Drank has been in bands for 17 years. “Every actor wants to be a musician, and every musician wants to be an actor.” He says growing up in a church where people spoke in tongues and flailed around on the floor helped him with both music and acting. “My mom was a strict Pentecostal. I could walk into a Baptist church right now and preach a revival and have you dancing in the aisles in 20 minutes. I left the church when I was 20, but I could still preach you a sermon that would blow your mind.”

Drank, 38, stumbled into acting in 2007 when he responded to an ad on craigslist asking for extras. “There were, like, seven dudes who were supposed to be there, and I was the only one who showed up. They started giving me lines the first day.” That pilot “never went anywhere,” but his biker looks helped him land an agent. He now gets residuals every time his commercials air for AT&T (“I’m riding away with Bill Curtis in the sidecar”) or Heinz ketchup (“I’m the singing bartender”). He’s done three sketches with Conan O’Brien, played a backyard wrestler on Reno 911! and was Paris Hilton’s cellmate in a Lewis Black Comedy Central special.

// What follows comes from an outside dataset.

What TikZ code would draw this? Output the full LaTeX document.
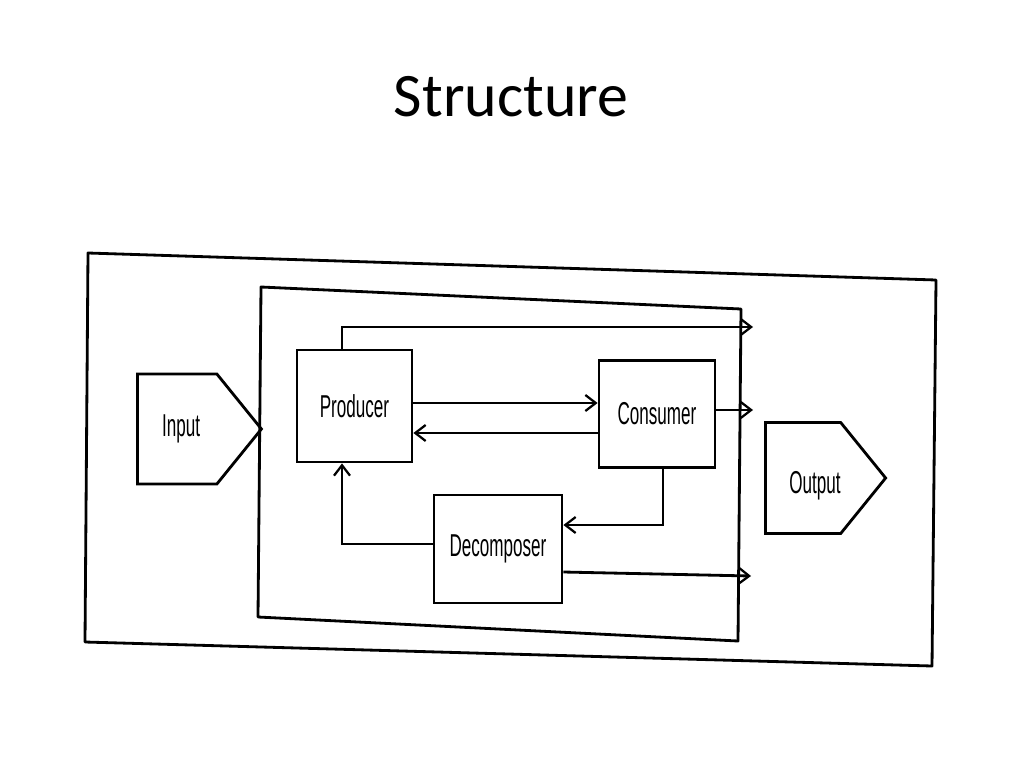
\documentclass[tikz,border=0pt]{standalone}
\usepackage{fontspec}
\setmainfont{Carlito}
\newfontfamily\boxfont[FakeStretch=0.54]{Liberation Sans}
\usetikzlibrary{arrows.meta, calc, shapes.symbols}

\tikzset{
  frame/.style={line width=2pt, line join=round},
  block/.style={draw, line width=2pt, inner sep=0pt,
    font=\boxfont\fontsize{22.5}{26}\selectfont},
  port/.style={block, shape=signal, signal to=east, signal pointer angle=102, anchor=west},
  flow/.style={line width=2pt,
    -{Straight Barb[length=2.6mm, width=4mm, line width=1.6pt]}},
}

\begin{document}
\begin{tikzpicture}[x=0.25mm, y=-0.25mm]
\useasboundingbox (0,0) rectangle (1024,768);

\node[font=\fontsize{44}{50}\selectfont] (title) at (511,97) {Structure};

% frames
\draw[frame] (88,253) -- (936,280) -- (932,666) -- (85,642) -- cycle;
\draw[frame] (261,287) -- (741,309) -- (738,641) -- (258,617) -- cycle;

% ports
\node[port, minimum width=31mm, minimum height=27.5mm] (Input) at (136,429) {\hspace{2mm}Input};
\node[port, minimum width=29.75mm, minimum height=27.75mm] (Output) at (764,478) {\hspace{6mm}\raisebox{-2mm}[\height][\depth]{Output}};

% blocks
\node[block, minimum width=28.75mm, minimum height=28mm] (Producer) at (354.5,406) {Producer};
\node[block, minimum width=29mm, minimum height=26.75mm] (Consumer) at (657,414) {Consumer};
\node[block, minimum width=32mm, minimum height=27mm] (Decomposer) at (498,549) {Decomposer};

% loose ends
\coordinate (out1) at (753,327);
\coordinate (out2) at (753,410);
\coordinate (out3) at (751,576);

% flows
\draw[flow] (Producer.north -| 342,0) |- (out1);
\draw[flow] (Producer.east |- 0,403) -- (Consumer.west |- 0,403);
\draw[flow] (Consumer.west |- 0,433) -- (Producer.east |- 0,433);
\draw[flow] (Consumer.east |- 0,410) -- (out2);
\draw[flow] (Consumer.south -| 663,0) |- (Decomposer.east |- 0,525);
\draw[flow] (Decomposer.west |- 0,544) -| (Producer.south -| 342,0);
\draw[flow] (Decomposer.east |- 0,572) -- (out3);
\end{tikzpicture}
\end{document}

As for his music career, Drank says, “The outlook in the music industry is bleak. I have never made money from music. I’ve always spent money to make music. If someone gets their hands on a CD, a million people can have a [bootlegged] copy of it in one day. Labels are losing money. It is a sinking ship. If you are in this business to make money, you have to have rocks in your head.”

Genghis Con-Job made its Casbah debut last Tuesday. Drank says he would have loved to play the popular rock club before then. “We opened for Danko Jones. It took the president of their record label — Bad Taste Records — to call from Sweden to get us on that bill.”